Data extract:
= = =

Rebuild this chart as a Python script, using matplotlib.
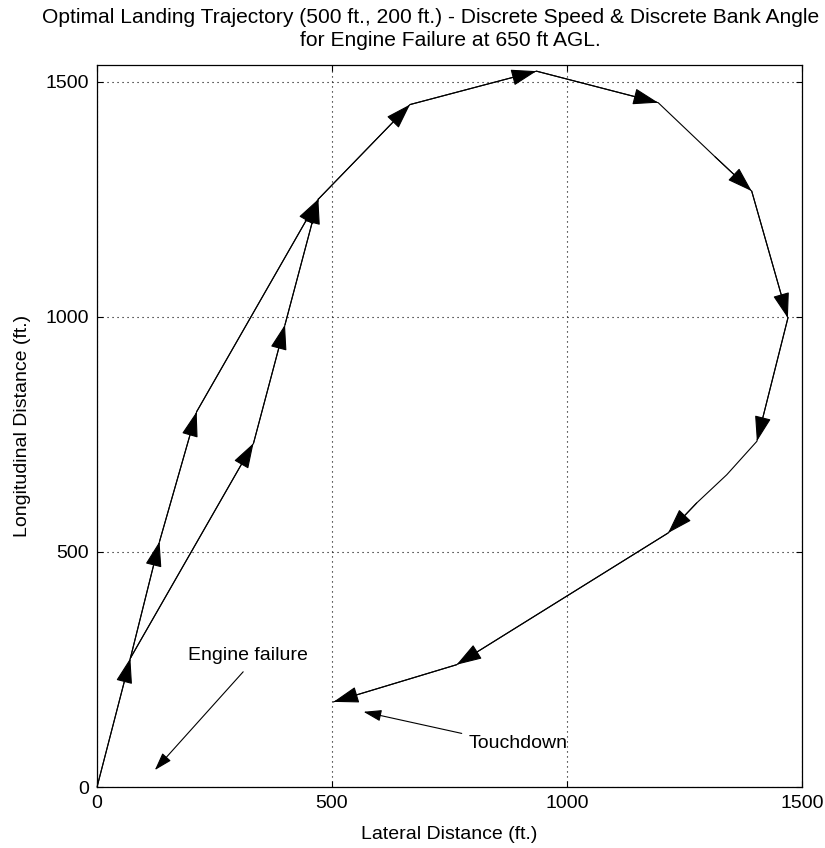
import matplotlib
matplotlib.use("Agg")
import matplotlib.pyplot as plt

# ---- data (ft) ----
start_x = [0, 71]
start_y = [0, 274]
start_arrow = [False, True]

branch_a_x = [71, 133, 212, 471]
branch_a_y = [274, 522, 798, 1250]
branch_a_arrow = [False, True, True, True]

branch_b_x = [71, 333, 400, 471]
branch_b_y = [274, 731, 983, 1250]
branch_b_arrow = [False, True, True, True]

loop_x = [471, 666, 935, 1194, 1315, 1393, 1470, 1404, 1340, 1276, 1215, 765, 503]
loop_y = [1250, 1451, 1522, 1455, 1340, 1267, 997, 735, 664, 604, 540, 260, 181]
loop_arrow = [False, True, True, True, False, True, True, True, False, False, True, True, True]

title_lines = ["Optimal Landing Trajectory (500 ft., 200 ft.) - Discrete Speed & Discrete Bank Angle",
               "for Engine Failure at 650 ft AGL."]
x_label = "Lateral Distance (ft.)"
y_label = "Longitudinal Distance (ft.)"
ticks = [0, 500, 1000, 1500]

engine_text = "Engine failure"
engine_text_pos = (194, 270)
engine_arrow_from = (311, 245)
engine_arrow_to = (123, 36)

td_text = "Touchdown"
td_text_pos = (790, 83)
td_arrow_from = (776, 114)
td_arrow_to = (567, 160)

# ---- figure ----
FS = 14
plt.rcParams['font.family'] = ['Liberation Sans', 'DejaVu Sans']
fig = plt.figure(figsize=(8.25, 8.48), dpi=100)
ax = fig.add_axes([0.1176, 0.0719, 0.8545, 0.8514])
ax.set_xlim(0, 1500)
ax.set_ylim(0, 1535)

ax.set_xticks(ticks)
ax.set_yticks(ticks)
ax.grid(True, color='black', linestyle=(0, (1, 3.5)), linewidth=0.8)
ax.tick_params(direction='in', top=True, right=True, length=4, width=0.8,
               labelsize=FS, pad=6)
for s in ax.spines.values():
    s.set_linewidth(0.9)

head_main = '-|>,head_length=16,head_width=5.2'
head_ann = '-|>,head_length=11,head_width=3.5'

def draw_path(xs, ys, flags):
    ax.plot(xs, ys, color='black', linewidth=0.8, zorder=3)
    for i in range(1, len(xs)):
        if flags[i]:
            ax.annotate('', xy=(xs[i], ys[i]), xytext=(xs[i - 1], ys[i - 1]),
                        arrowprops=dict(arrowstyle=head_main, mutation_scale=1,
                                        color='black', lw=0.8,
                                        shrinkA=0, shrinkB=0),
                        zorder=4)

draw_path(start_x, start_y, start_arrow)
draw_path(branch_a_x, branch_a_y, branch_a_arrow)
draw_path(branch_b_x, branch_b_y, branch_b_arrow)
draw_path(loop_x, loop_y, loop_arrow)

ax.annotate('', xy=engine_arrow_to, xytext=engine_arrow_from,
            arrowprops=dict(arrowstyle=head_ann, mutation_scale=1, color='black',
                            lw=0.8, shrinkA=0, shrinkB=0))
ax.text(*engine_text_pos, engine_text, fontsize=FS, ha='left', va='baseline')
ax.annotate('', xy=td_arrow_to, xytext=td_arrow_from,
            arrowprops=dict(arrowstyle=head_ann, mutation_scale=1, color='black',
                            lw=0.8, shrinkA=0, shrinkB=0))
ax.text(*td_text_pos, td_text, fontsize=FS, ha='left', va='baseline')

ax.set_xlabel(x_label, fontsize=FS, labelpad=10)
ax.set_ylabel(y_label, fontsize=FS, labelpad=10)

fig.text(0.5224, 0.9788, title_lines[0], fontsize=15.1, ha='center', va='center')
fig.text(0.5455, 0.9528, title_lines[1], fontsize=15.1, ha='center', va='center')

fig.savefig("out.png", dpi=100)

= = =

Exercise:
Leave every image out, and retype the material exactly.

Expected answer:
Rebuild this chart as a Python script, using matplotlib.
import matplotlib
matplotlib.use("Agg")
import matplotlib.pyplot as plt

# ---- data (ft) ----
start_x = [0, 71]
start_y = [0, 274]
start_arrow = [False, True]

branch_a_x = [71, 133, 212, 471]
branch_a_y = [274, 522, 798, 1250]
branch_a_arrow = [False, True, True, True]

branch_b_x = [71, 333, 400, 471]
branch_b_y = [274, 731, 983, 1250]
branch_b_arrow = [False, True, True, True]

loop_x = [471, 666, 935, 1194, 1315, 1393, 1470, 1404, 1340, 1276, 1215, 765, 503]
loop_y = [1250, 1451, 1522, 1455, 1340, 1267, 997, 735, 664, 604, 540, 260, 181]
loop_arrow = [False, True, True, True, False, True, True, True, False, False, True, True, True]

title_lines = ["Optimal Landing Trajectory (500 ft., 200 ft.) - Discrete Speed & Discrete Bank Angle",
               "for Engine Failure at 650 ft AGL."]
x_label = "Lateral Distance (ft.)"
y_label = "Longitudinal Distance (ft.)"
ticks = [0, 500, 1000, 1500]

engine_text = "Engine failure"
engine_text_pos = (194, 270)
engine_arrow_from = (311, 245)
engine_arrow_to = (123, 36)

td_text = "Touchdown"
td_text_pos = (790, 83)
td_arrow_from = (776, 114)
td_arrow_to = (567, 160)

# ---- figure ----
FS = 14
plt.rcParams['font.family'] = ['Liberation Sans', 'DejaVu Sans']
fig = plt.figure(figsize=(8.25, 8.48), dpi=100)
ax = fig.add_axes([0.1176, 0.0719, 0.8545, 0.8514])
ax.set_xlim(0, 1500)
ax.set_ylim(0, 1535)

ax.set_xticks(ticks)
ax.set_yticks(ticks)
ax.grid(True, color='black', linestyle=(0, (1, 3.5)), linewidth=0.8)
ax.tick_params(direction='in', top=True, right=True, length=4, width=0.8,
               labelsize=FS, pad=6)
for s in ax.spines.values():
    s.set_linewidth(0.9)

head_main = '-|>,head_length=16,head_width=5.2'
head_ann = '-|>,head_length=11,head_width=3.5'

def draw_path(xs, ys, flags):
    ax.plot(xs, ys, color='black', linewidth=0.8, zorder=3)
    for i in range(1, len(xs)):
        if flags[i]:
            ax.annotate('', xy=(xs[i], ys[i]), xytext=(xs[i - 1], ys[i - 1]),
                        arrowprops=dict(arrowstyle=head_main, mutation_scale=1,
                                        color='black', lw=0.8,
                                        shrinkA=0, shrinkB=0),
                        zorder=4)

draw_path(start_x, start_y, start_arrow)
draw_path(branch_a_x, branch_a_y, branch_a_arrow)
draw_path(branch_b_x, branch_b_y, branch_b_arrow)
draw_path(loop_x, loop_y, loop_arrow)

ax.annotate('', xy=engine_arrow_to, xytext=engine_arrow_from,
            arrowprops=dict(arrowstyle=head_ann, mutation_scale=1, color='black',
                            lw=0.8, shrinkA=0, shrinkB=0))
ax.text(*engine_text_pos, engine_text, fontsize=FS, ha='left', va='baseline')
ax.annotate('', xy=td_arrow_to, xytext=td_arrow_from,
            arrowprops=dict(arrowstyle=head_ann, mutation_scale=1, color='black',
                            lw=0.8, shrinkA=0, shrinkB=0))
ax.text(*td_text_pos, td_text, fontsize=FS, ha='left', va='baseline')

ax.set_xlabel(x_label, fontsize=FS, labelpad=10)
ax.set_ylabel(y_label, fontsize=FS, labelpad=10)

fig.text(0.5224, 0.9788, title_lines[0], fontsize=15.1, ha='center', va='center')
fig.text(0.5455, 0.9528, title_lines[1], fontsize=15.1, ha='center', va='center')

fig.savefig("out.png", dpi=100)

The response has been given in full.